Evet, aslında çok seviyorum, ilerlemek de istedim ama onun için de mekân gerekiyor. Atölyem olduğunda küçük bir fırınla beraber devam edebilirim. Ara ara deniyorum minik heykelcik denemelerim oluyor.
- Bu soruyu hem sahne sanatları hem de plastik sanatlara yönelik soruyorum, sanat aracılığıyla kendinizi ifade ederken ilham aldığınız, size güç vere biri/birileri var mıdır?
Kendini özgürce ifade edebilen, neşeyle işini yapan ve etrafa ışık saçan insanlar çok hoşuma gidiyor. Çok fazla genç kadın oyuncularımız, sanatçılarımız var. Her şey bir tarafa, bunu yaparken etrafa saçtıkları ışık çok hoşuma gidiyor. Kendi içinde parlayan insanlar, bu insanlar çoğunlukla kadın oluyor, çok ilham veriyor bana. O zaman ben de daha çok üretmek istiyorum.
- Sanatla ilgili hayaliniz var mı? Bir hedefiniz var mı?

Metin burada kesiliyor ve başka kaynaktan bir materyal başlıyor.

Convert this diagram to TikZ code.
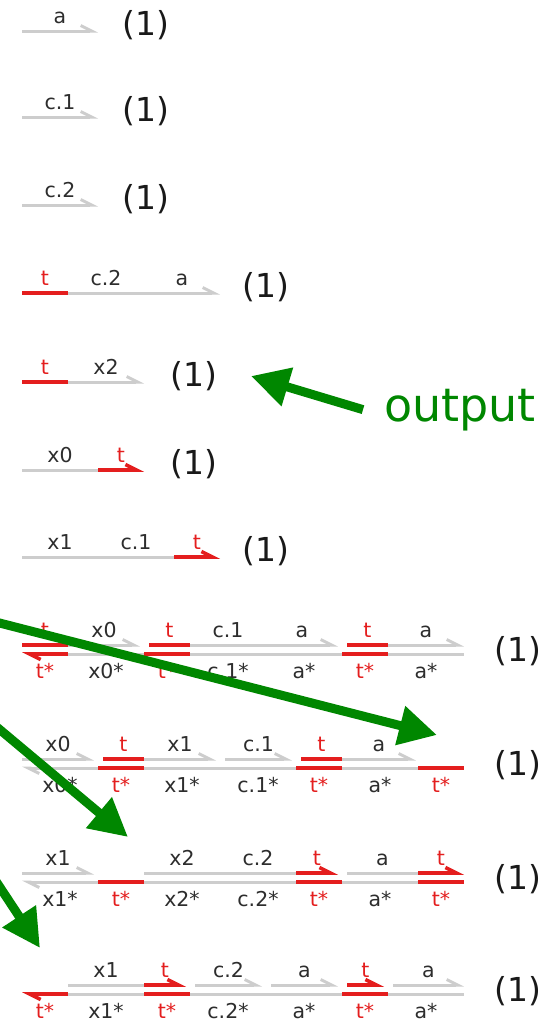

Var tabii, gerçekleştirmek için biraz zaman ve sermaye istiyor. Olmayacak şeyler de değil tabii. Disiplinler arası bir sergi yapmayı, sanatın çok alakasız dallarını bir araya getirmeyi çok isterim. Dünyada da çok örnekleri var zaten.
Ben aynı zamanda oyuncuyum da. Yazdığım hikâyelerim de var. Ben hayal ederek yaşıyorum. Hayat bu dönemde bunları gerçekleştirmek için olanaklar sunuyor önüme. Hepsi için çalışıyorum. Dönüp baktığında kendimi gerçekleştirmiş olmak, an büyük hedefim.
- Gelecek planlarınız nelerdir?
Ressamlık kariyerimle ilgili hedeflerim büyük, farklı sanat dallarını da birleştiren proje hayallerim var. Ben zaten resim yapıyordum ama görünür kılmaya karar verdiğimde, çokça talep gördü ve bu da beni çok heveslendirdi. İşin içine girdikçe kadınların anne olup süreklilik sağlayamayacağına ilişkin bir ön yargı olduğunu gördüm. Bu beni çok şaşırttı, hırslandırmış da olabilir, bu sürekliliği sağlayacağıma dair bir işaret vermek için gaza basmış olabilirim. Her yıl sergilere ve fuarlara katılıyorum. Bu sene de Contemporary ve ArtContact var önümüzde. Yurt dışında önemli kuruluşlarla da olumlu giden bir sürecim var. Yakın zamanda umuyorum bunları da yazıyor olucaz.
Diğer taraftan, DoArt Galeri ile özel kurum ve STK’lar ile Sanat Projeleri tasarlayıp hayata geçirmeye devam ediyorum.